* TASK
Write again exactly the lines in the listing below, starting at the line with "Generate a Python" and ending at the line with "node_r = [75, 75, 75]", both included. Pictures are not copied.

* DATA
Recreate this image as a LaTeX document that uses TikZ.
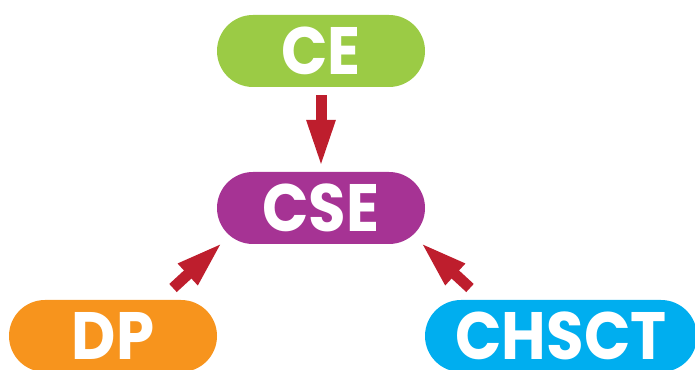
\documentclass[tikz,border=0pt]{standalone}
\usepackage{fontspec}
\setmainfont{Poppins}[UprightFont=* Bold, FakeStretch=0.91]
\usetikzlibrary{arrows.meta}
\definecolor{cegreen}{HTML}{9BCB45}
\definecolor{csepurple}{HTML}{A63394}
\definecolor{dporange}{HTML}{F7941D}
\definecolor{chblue}{HTML}{00AEEF}
\definecolor{arrred}{HTML}{BE1E2D}
\tikzset{
  pill/.style={rounded corners=36pt, minimum height=72pt, inner sep=0pt,
    text=white, font=\fontsize{67}{67}\selectfont, text height=47pt, text depth=0pt},
  arr/.style={draw=arrred, line width=11pt, -{Triangle[length=48pt,width=26pt]}}
}
\begin{document}
\begin{tikzpicture}[x=1pt,y=1pt]
\useasboundingbox (0,0) rectangle (695,369);
\clip (0,0) rectangle (695,369);
\node[pill, fill=cegreen, minimum width=208pt] (ce) at (321,318) {CE};
\node[pill, fill=csepurple, minimum width=208pt] (cse) at (321,161) {CSE};
\node[pill, fill=dporange, minimum width=208pt] (dp) at (113,33) {DP};
\node[pill, fill=chblue, minimum width=272pt] (chsct) at (561,33) {CHSCT};
\coordinate (dptail) at (173,81);
\coordinate (dptip) at (223,127);
\coordinate (chtail) at (470,81);
\coordinate (chtip) at (420,127);
\draw[arr, shorten <=8pt, shorten >=4pt] (ce.south) -- (cse.north);
\draw[arr] (dptail) -- (dptip);
\draw[arr] (chtail) -- (chtip);
\end{tikzpicture}
\end{document}
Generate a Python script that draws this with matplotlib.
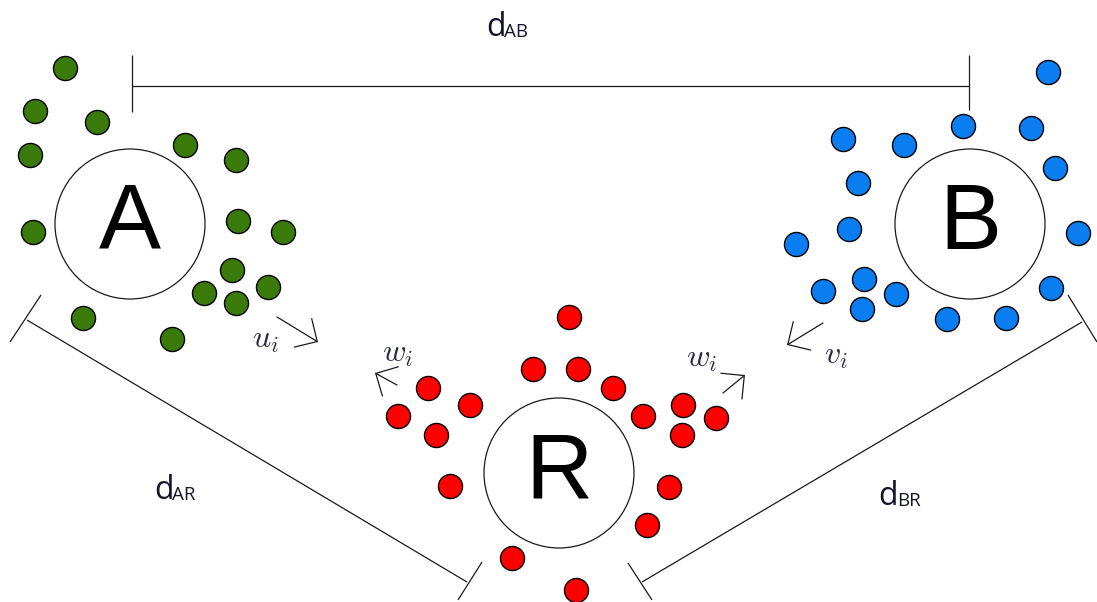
import matplotlib
matplotlib.use("Agg")
import matplotlib.pyplot as plt
from matplotlib.patches import Circle

# ---------------- data (pixel coordinates of the diagram) ----------------
green_x = [65, 35, 97, 30, 185, 236, 33, 238, 283, 232, 268, 204, 236, 83, 172]
green_y = [68, 111, 122, 155, 145, 160, 232, 221, 232, 270, 287, 293, 303, 318, 339]

blue_x = [1048, 963, 1031, 843, 904, 1055, 858, 849, 1078, 796, 864, 823, 896, 1051, 862, 947, 1006]
blue_y = [72, 126, 128, 139, 145, 168, 183, 229, 233, 244, 279, 291, 294, 288, 309, 319, 318]

red_x = [569, 533, 578, 613, 428, 470, 398, 643, 683, 716, 436, 682, 450, 669, 647, 512, 576]
red_y = [317, 369, 369, 388, 388, 405, 416, 416, 405, 418, 435, 435, 486, 487, 525, 558, 590]

node_labels = ["A", "B", "R"]
node_x = [130, 970, 559]
node_y = [224, 224, 473]
node_r = [75, 75, 75]

# dimension lines: (x0, y0, x1, y1) and end ticks
dim_main = {"AB": (132, 86, 969, 86), "AR": (27, 320, 467, 582), "BR": (642, 582, 1082, 322)}
dim_ticks = [(132, 55, 132, 112), (969, 55, 969, 110),
             (41, 295, 10, 342), (482, 562, 458, 600),
             (628, 563, 652, 600), (1068, 295, 1097, 342)]
dist_labels = [("d", "AB", 486, 36, 504, 37),
               ("d", "AR", 154, 499, 172, 500),
               ("d", "BR", 878, 505, 897, 506)]

# velocity arrows: (tail x, tail y, head x, head y)
vel_arrows = [(277, 317, 318, 342), (397, 385, 375, 373), (723, 393, 745, 375), (823, 323, 787, 345)]
vel_labels = [(r"$u_i$", 252, 348), (r"$w_i$", 382, 362), (r"$w_i$", 686, 367), (r"$v_i$", 824, 364)]

# ---------------- drawing ----------------
plt.rcParams["mathtext.fontset"] = "cm"
fig = plt.figure(figsize=(10.97, 6.02), dpi=100)
ax = fig.add_axes([0, 0, 1, 1])
ax.set_xlim(0, 1097)
ax.set_ylim(602, 0)
ax.axis("off")

line_kw = dict(color="#1a1a1a", lw=0.9, solid_capstyle="butt")
for x0, y0, x1, y1 in dim_main.values():
    ax.plot([x0, x1], [y0, y1], **line_kw)
for x0, y0, x1, y1 in dim_ticks:
    ax.plot([x0, x1], [y0, y1], **line_kw)

for lab, x, y, r in zip(node_labels, node_x, node_y, node_r):
    ax.add_patch(Circle((x, y), r, fill=False, ec="#1a1a1a", lw=0.9))
    ax.text(x, y + 1, lab, fontsize=67, family="Liberation Sans", ha="center", va="center", color="black")

dot_kw = dict(s=300, edgecolors="black", linewidths=1.0, zorder=3)
ax.scatter(green_x, green_y, c="#3a7a0a", **dot_kw)
ax.scatter(blue_x, blue_y, c="#0a7ef0", **dot_kw)
ax.scatter(red_x, red_y, c="#ff0000", **dot_kw)

for main, sub, x, y, sx, sy in dist_labels:
    ax.text(x, y, main, fontsize=23, family="Open Sans", ha="left", va="baseline", color="#141428")
    ax.text(sx, sy, sub, fontsize=13.5, family="Open Sans", ha="left", va="baseline", color="#141428")

for x0, y0, x1, y1 in vel_arrows:
    ax.annotate("", xy=(x1, y1), xytext=(x0, y0),
                arrowprops=dict(arrowstyle="->,head_length=0.6,head_width=0.6",
                                lw=0.9, color="#1a1a1a", mutation_scale=20,
                                shrinkA=0, shrinkB=0))
for txt, x, y in vel_labels:
    ax.text(x, y, txt, fontsize=23, ha="left", va="baseline", color="#2b2b48")

fig.savefig("out.png", dpi=100)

* CORRECT RESPONSE
Generate a Python script that draws this with matplotlib.
import matplotlib
matplotlib.use("Agg")
import matplotlib.pyplot as plt
from matplotlib.patches import Circle

# ---------------- data (pixel coordinates of the diagram) ----------------
green_x = [65, 35, 97, 30, 185, 236, 33, 238, 283, 232, 268, 204, 236, 83, 172]
green_y = [68, 111, 122, 155, 145, 160, 232, 221, 232, 270, 287, 293, 303, 318, 339]

blue_x = [1048, 963, 1031, 843, 904, 1055, 858, 849, 1078, 796, 864, 823, 896, 1051, 862, 947, 1006]
blue_y = [72, 126, 128, 139, 145, 168, 183, 229, 233, 244, 279, 291, 294, 288, 309, 319, 318]

red_x = [569, 533, 578, 613, 428, 470, 398, 643, 683, 716, 436, 682, 450, 669, 647, 512, 576]
red_y = [317, 369, 369, 388, 388, 405, 416, 416, 405, 418, 435, 435, 486, 487, 525, 558, 590]

node_labels = ["A", "B", "R"]
node_x = [130, 970, 559]
node_y = [224, 224, 473]
node_r = [75, 75, 75]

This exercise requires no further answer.